The game has five levels of difficulty: high school, college, professional, playoff, and Super Bowl. If the player wins both halves of an "accelerated real time" 30-minute half at an easier level, they advance to the next level of difficulty.

The player scores 20,000 points for any kickoff that is returned for a touchdown.

==Ports==
The arcade game was published to the Famicom by Irem first in Japan, and later in North America and Europe by Nintendo in 1985 and 1986 respectively for the Nintendo Entertainment System (NES). The arcade game was also ported to the MSX home computer by Irem, but only in Japan.

While graphically similar, there are some fundamental differences between the arcade and NES versions. The arcade version only seeks to simulate the offense, with the team attempting to score a touchdown, which ultimately leads the player to the next level. The NES version was developed to allow both offense and defense, as well as a simultaneous 2-player mode.

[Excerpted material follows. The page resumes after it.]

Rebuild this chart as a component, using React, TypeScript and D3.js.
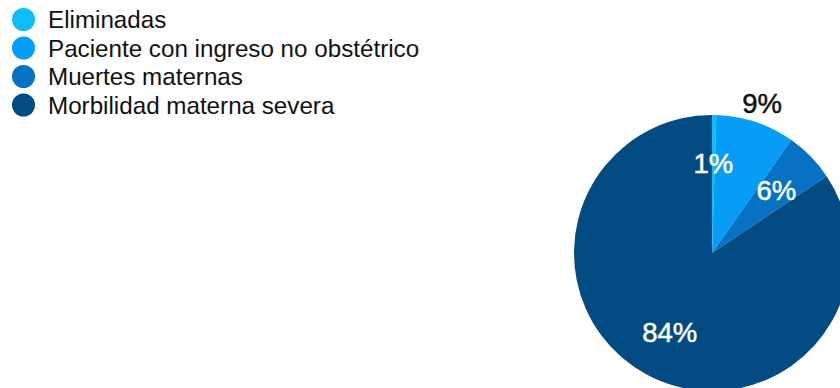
import React from "react";
import * as d3 from "d3";

const categories = ["Eliminadas", "Paciente con ingreso no obstétrico", "Muertes maternas", "Morbilidad materna severa"];
const values = [0.5, 9.25, 5.85, 84.4];
const colors = ["#0DBDF8", "#079CF6", "#0772C4", "#034B83"];
const labelOutside = [false, true, false, false];

const W = 840;
const H = 388;

export default function App() {
  const cx = 712;
  const cy = 253;
  const r = 138;
  const total = d3.sum(values);
  const pie = d3.pie<number>().sort(null).value((d) => d);
  const arcs = pie(values);
  const arcGen = d3.arc<d3.PieArcDatum<number>>().innerRadius(0).outerRadius(r);
  const inLabel = d3.arc<d3.PieArcDatum<number>>().innerRadius(90).outerRadius(90);
  const outLabel = d3.arc<d3.PieArcDatum<number>>().innerRadius(158).outerRadius(158);
  const legendY = d3.scalePoint<number>().domain(d3.range(categories.length)).range([19.5, 105]);
  const font = "'Liberation Sans', Arial, Helvetica, sans-serif";

  return (
    <svg width={W} height={H} style={{ position: "absolute", left: 0, top: 0 }} fontFamily={font}>
      <rect width={W} height={H} fill="#fff" />
      <g transform={`translate(${cx},${cy})`}>
        {arcs.map((a, i) => (
          <path key={i} d={arcGen(a) || ""} fill={colors[i]} />
        ))}
        {arcs.map((a, i) => {
          const [x, y] = (labelOutside[i] ? outLabel : inLabel).centroid(a);
          const fill = labelOutside[i] ? "#111" : "#fff";
          return (
            <text
              key={i}
              x={x}
              y={y}
              textAnchor="middle"
              dominantBaseline="central"
              fontSize={27.5}
              fill={fill}
              stroke={fill}
              strokeWidth={0.5}
            >
              {Math.round((a.data / total) * 100)}%
            </text>
          );
        })}
      </g>
      <g>
        {categories.map((c, i) => (
          <g key={c} transform={`translate(0,${legendY(i)})`}>
            <circle cx={23.5} cy={0} r={11.5} fill={colors[i]} />
            <text x={48} y={0} dominantBaseline="central" fontSize={24.2} fill="#111">
              {c}
            </text>
          </g>
        ))}
      </g>
    </svg>
  );
}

10-Yard Fight was, along with Kung Fu, one of only two NES launch titles not originally developed by Nintendo. Both games were developed initially for arcades by Irem. Although Nintendo developed the NES port of Kung Fu, Irem handled the system's port of 10-Yard Fight.

The arcade version was released in May 2018 by Hamster Corporation as part of their Arcade Archives series.

==Reception==
In Japan, Game Machine listed 10-Yard Fight as the top-grossing new table arcade cabinet of December 1983. It later topped the magazine's table arcade game chart in March 1984.

The Pittsburgh Post-Gazette called it the "patriarch of football games". Adam Duerson of Sports Illustrated stated that while nobody remembered it or could say what makes it great, it is worth recognition because it brought football games out of the Atari era, setting a simple precedent for future football games. Adam Swiderski of UGO Networks called it "downright advanced" compared to earlier football titles. He added that while it looked neat and had a quality soundtrack, it did not play like "real football". N-Sider called it more like a racing game than a football game, due to the objective being to race for a first down to increase players' time. Author Bj Klein, however, called it less realistic than Tecmo Bowl. The Journal News called it an "immortal classic".